#### PROBLEM DETAILS:
From the first line of the listing below, retype each line up to and including the one with "plt.rcParams['font.family'] = ['Noto"; pictures stay out.

#### MATERIAL FOR THIS TASK:
## START
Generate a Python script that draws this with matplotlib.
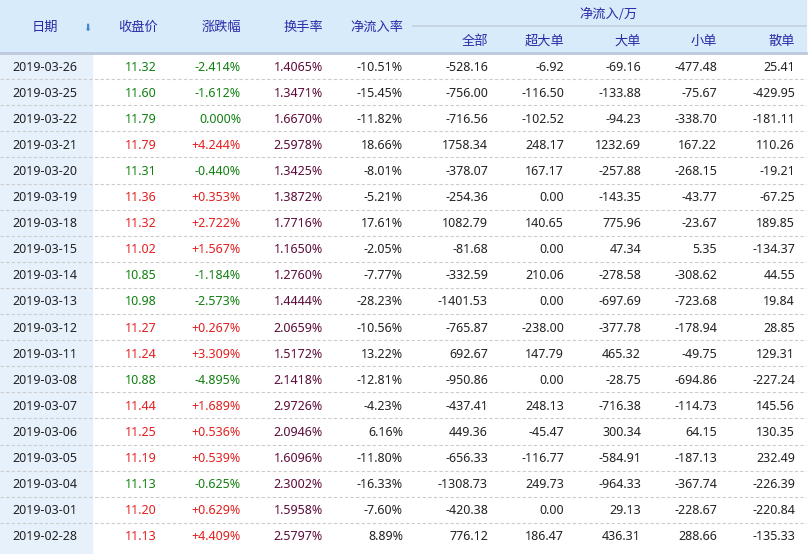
import matplotlib.pyplot as plt
from matplotlib.patches import Rectangle

plt.rcParams['font.family'] = ['Noto Sans CJK SC']

dates = ['2019-03-26', '2019-03-25', '2019-03-22', '2019-03-21', '2019-03-20', '2019-03-19',
         '2019-03-18', '2019-03-15', '2019-03-14', '2019-03-13', '2019-03-12', '2019-03-11',
         '2019-03-08', '2019-03-07', '2019-03-06', '2019-03-05', '2019-03-04', '2019-03-01',
         '2019-02-28']
close = ['11.32', '11.60', '11.79', '11.79', '11.31', '11.36', '11.32', '11.02', '10.85', '10.98',
         '11.27', '11.24', '10.88', '11.44', '11.25', '11.19', '11.13', '11.20', '11.13']
change = ['-2.414%', '-1.612%', '0.000%', '+4.244%', '-0.440%', '+0.353%', '+2.722%', '+1.567%',
          '-1.184%', '-2.573%', '+0.267%', '+3.309%', '-4.895%', '+1.689%', '+0.536%', '+0.539%',
          '-0.625%', '+0.629%', '+4.409%']
turnover = ['1.4065%', '1.3471%', '1.6670%', '2.5978%', '1.3425%', '1.3872%', '1.7716%', '1.1650%',
            '1.2760%', '1.4444%', '2.0659%', '1.5172%', '2.1418%', '2.9726%', '2.0946%', '1.6096%',
            '2.3002%', '1.5958%', '2.5797%']
net_rate = ['-10.51%', '-15.45%', '-11.82%', '18.66%', '-8.01%', '-5.21%', '17.61%', '-2.05%',
            '-7.77%', '-28.23%', '-10.56%', '13.22%', '-12.81%', '-4.23%', '6.16%', '-11.80%',
            '-16.33%', '-7.60%', '8.89%']
net_all = ['-528.16', '-756.00', '-716.56', '1758.34', '-378.07', '-254.36', '1082.79', '-81.68',
           '-332.59', '-1401.53', '-765.87', '692.67', '-950.86', '-437.41', '449.36', '-656.33',
           '-1308.73', '-420.38', '776.12']
super_big = ['-6.92', '-116.50', '-102.52', '248.17', '167.17', '0.00', '140.65', '0.00', '210.06',
             '0.00', '-238.00', '147.79', '0.00', '248.13', '-45.47', '-116.77', '249.73', '0.00',
             '186.47']
big = ['-69.16', '-133.88', '-94.23', '1232.69', '-257.88', '-143.35', '775.96', '47.34', '-278.58',
       '-697.69', '-377.78', '465.32', '-28.75', '-716.38', '300.34', '-584.91', '-964.33', '29.13',
       '436.31']
small = ['-477.48', '-75.67', '-338.70', '167.22', '-268.15', '-43.77', '-23.67', '5.35', '-308.62',
         '-723.68', '-178.94', '-49.75', '-694.86', '-114.73', '64.15', '-187.13', '-367.74', '-228.67',
         '288.66']
retail = ['25.41', '-429.95', '-181.11', '110.26', '-19.21', '-67.25', '189.85', '-134.37', '44.55',
          '19.84', '28.85', '129.31', '-227.24', '145.56', '130.35', '232.49', '-226.39', '-220.84',
          '-135.33']

W, H = 810, 554
HEADER_H = 53
ROW_H = 26.1
HEAD_BG = '#d7ebfb'
HEAD_FG = '#2b2ba8'
GREEN = '#118011'
RED = '#e41f1f'
TURN = '#5c0b3a'
NUM_FONT = 'Noto Sans'

fig = plt.figure(figsize=(W / 100, H / 100), dpi=100)
ax = fig.add_axes([0, 0, 1, 1])
ax.set_xlim(0, W)
ax.set_ylim(H, 0)
ax.axis('off')

# шапка таблицы
ax.add_patch(Rectangle((0, 0), W - 4, HEADER_H, color=HEAD_BG, zorder=0))
ax.plot([0, W - 4], [HEADER_H, HEADER_H], color='#bcc9dc', lw=2, zorder=1)
ax.plot([413, W - 4], [26, 26], color='#c5cfdc', lw=1.2, zorder=1)
# фон колонки с датами
ax.add_patch(Rectangle((0, HEADER_H), 92, H - HEADER_H, color='#e6f1fb', zorder=0))

fs = 9.5
ax.text(45, 27, '日期', ha='center', va='center', color=HEAD_FG, fontsize=fs)
ax.text(87, 28, '⬇', ha='center', va='center', color='#4a86d0', fontsize=7, family='DejaVu Sans')
ax.text(138, 27, '收盘价', ha='center', va='center', color=HEAD_FG, fontsize=fs)
ax.text(241, 27, '涨跌幅', ha='right', va='center', color=HEAD_FG, fontsize=fs)
ax.text(323, 27, '换手率', ha='right', va='center', color=HEAD_FG, fontsize=fs)
ax.text(403, 27, '净流入率', ha='right', va='center', color=HEAD_FG, fontsize=fs)
ax.text(608, 14, '净流入/万', ha='center', va='center', color=HEAD_FG, fontsize=fs)
sub_heads = ['全部', '超大单', '大单', '小单', '散单']
sub_x = [488, 564, 641, 717, 795]
for name, x in zip(sub_heads, sub_x):
    ax.text(x, 41, name, ha='right', va='center', color=HEAD_FG, fontsize=fs)

fs = 9
for i, d in enumerate(dates):
    y = HEADER_H + ROW_H * (i + 0.5) + 1
    col = GREEN if change[i].startswith('-') or change[i] == '0.000%' else RED
    kw = dict(va='center', fontsize=fs, family=NUM_FONT)
    ax.text(12, y, d, ha='left', color='#222222', **kw)
    ax.text(157, y, close[i], ha='right', color=col, **kw)
    ax.text(241, y, change[i], ha='right', color=col, **kw)
    ax.text(323, y, turnover[i], ha='right', color=TURN, **kw)
    ax.text(403, y, net_rate[i], ha='right', color='#222222', **kw)
    for vals, x in zip([net_all, super_big, big, small, retail], sub_x):
        ax.text(x, y, vals[i], ha='right', color='#222222', **kw)
    if i < len(dates) - 1:
        yl = HEADER_H + ROW_H * (i + 1)
        ax.plot([0, W - 4], [yl, yl], color='#cccccc', lw=0.8, ls=(0, (3, 2)), zorder=1)

fig.savefig('out.png', dpi=100)
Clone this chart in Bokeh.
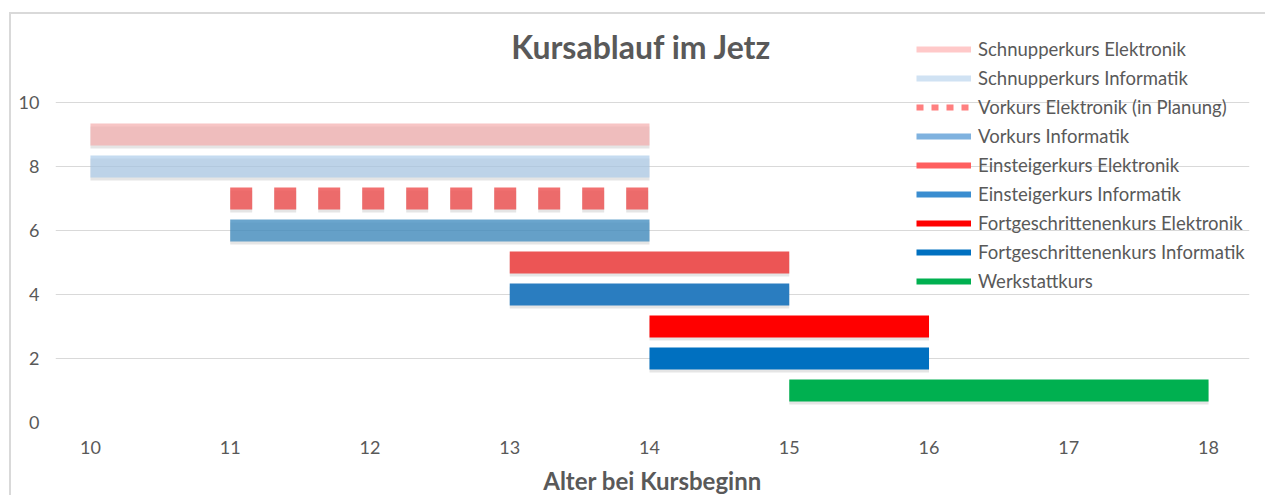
from bokeh.plotting import figure
from bokeh.models import Legend, LegendItem, Range1d, FixedTicker, Label
from bokeh.embed import file_html
from bokeh.resources import INLINE

courses = [
    "Schnupperkurs Elektronik",
    "Schnupperkurs Informatik",
    "Vorkurs Elektronik (in Planung)",
    "Vorkurs Informatik",
    "Einsteigerkurs Elektronik",
    "Einsteigerkurs Informatik",
    "Fortgeschrittenenkurs Elektronik",
    "Fortgeschrittenenkurs Informatik",
    "Werkstattkurs",
]
start_age = [10, 10, 11, 11, 13, 13, 14, 14, 15]
end_age = [14, 14, 14, 14, 15, 15, 16, 16, 18]
level = [9, 8, 7, 6, 5, 4, 3, 2, 1]
x_ticks = [10, 11, 12, 13, 14, 15, 16, 17, 18]
y_ticks = [0, 2, 4, 6, 8, 10]

bar_colors = ["#F4ACAC", "#ACCCE9", "#EE4C4C", "#458FC1", "#EC5555", "#2A7DC0", "#FF0000", "#0070C0", "#00B050"]
bar_alpha = [0.7, 0.7, 0.8, 0.8, 1, 1, 1, 1, 1]
legend_colors = ["#FFC9C9", "#D0E2F3", "#FF7F7F", "#7FB2DF", "#FF5F5F", "#3A8DD0", "#FF0000", "#0070C0", "#00B050"]
dashes = ["solid", "solid", "22 22", "solid", "solid", "solid", "solid", "solid", "solid"]
legend_dashes = ["solid", "solid", "7 8", "solid", "solid", "solid", "solid", "solid", "solid"]

TXT = "#595959"
FONT = "Lato"
SHADOW_DY = 0.09  # shadow drop in y units (~3px)

p = figure(width=1256, height=483, output_backend="svg", toolbar_location=None,
           x_range=Range1d(9.75, 18.293), y_range=Range1d(0, 12.75),
           min_border_left=44, min_border_right=18, min_border_top=0, min_border_bottom=75)
p.outline_line_color = None
p.background_fill_color = "white"
p.border_fill_color = "white"
p.styles = {"margin-left": "9px", "margin-top": "12px",
            "border-left": "2px solid #D9D9D9", "border-top": "2px solid #D9D9D9"}

for ax in (p.xaxis[0], p.yaxis[0]):
    ax.axis_line_color = None
    ax.major_tick_line_color = None
    ax.minor_tick_line_color = None
    ax.major_tick_out = 0
    ax.major_tick_in = 0
    ax.minor_tick_out = 0
    ax.major_label_text_font = FONT
    ax.major_label_text_font_size = "18px"
    ax.major_label_text_color = TXT

p.xaxis.ticker = FixedTicker(ticks=x_ticks)
p.yaxis.ticker = FixedTicker(ticks=y_ticks)
p.xaxis.major_label_standoff = 18
p.yaxis.major_label_standoff = 16
p.xaxis.axis_label = "Alter bei Kursbeginn"
p.xaxis.axis_label_text_font = FONT
p.xaxis.axis_label_text_font_size = "24px"
p.xaxis.axis_label_text_font_style = "bold"
p.xaxis.axis_label_text_color = TXT
p.xaxis.axis_label_standoff = 9

p.xgrid.grid_line_color = None
p.ygrid.grid_line_color = "#D9D9D9"
p.ygrid.grid_line_width = 1

# soft drop shadows
for i in range(len(courses)):
    p.line(x=[start_age[i], end_age[i]], y=[level[i] - SHADOW_DY, level[i] - SHADOW_DY],
           line_width=22, line_color="#000000", line_alpha=0.10,
           line_dash=dashes[i], line_cap="butt")

for i in range(len(courses)):
    p.line(x=[start_age[i], end_age[i]], y=[level[i], level[i]],
           line_width=22, line_color=bar_colors[i], line_alpha=bar_alpha[i],
           line_dash=dashes[i], line_cap="butt")

nan = float("nan")
items = []
for i in range(len(courses)):
    r = p.line(x=[nan, nan], y=[nan, nan], line_width=6, line_color=legend_colors[i],
               line_dash=legend_dashes[i], line_cap="butt")
    items.append(LegendItem(label=courses[i], renderers=[r]))

legend = Legend(items=items, location=(861, 130), orientation="vertical",
                glyph_width=55, glyph_height=20, label_height=20, spacing=7,
                label_standoff=7, padding=0, margin=0,
                label_text_font=FONT, label_text_font_size="18.5px", label_text_color=TXT,
                border_line_color=None, background_fill_alpha=0)
p.add_layout(legend, "center")

title = Label(x=586, y=376, x_units="screen", y_units="screen",
              text="Kursablauf im Jetz", text_align="center", text_baseline="middle",
              text_font=FONT, text_font_size="32px", text_font_style="bold", text_color=TXT)
p.add_layout(title)

open("out.html", "w").write(file_html(p, INLINE))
## END
#### TASK RESULT:
Generate a Python script that draws this with matplotlib.
import matplotlib.pyplot as plt
from matplotlib.patches import Rectangle

plt.rcParams['font.family'] = ['Noto Sans CJK SC']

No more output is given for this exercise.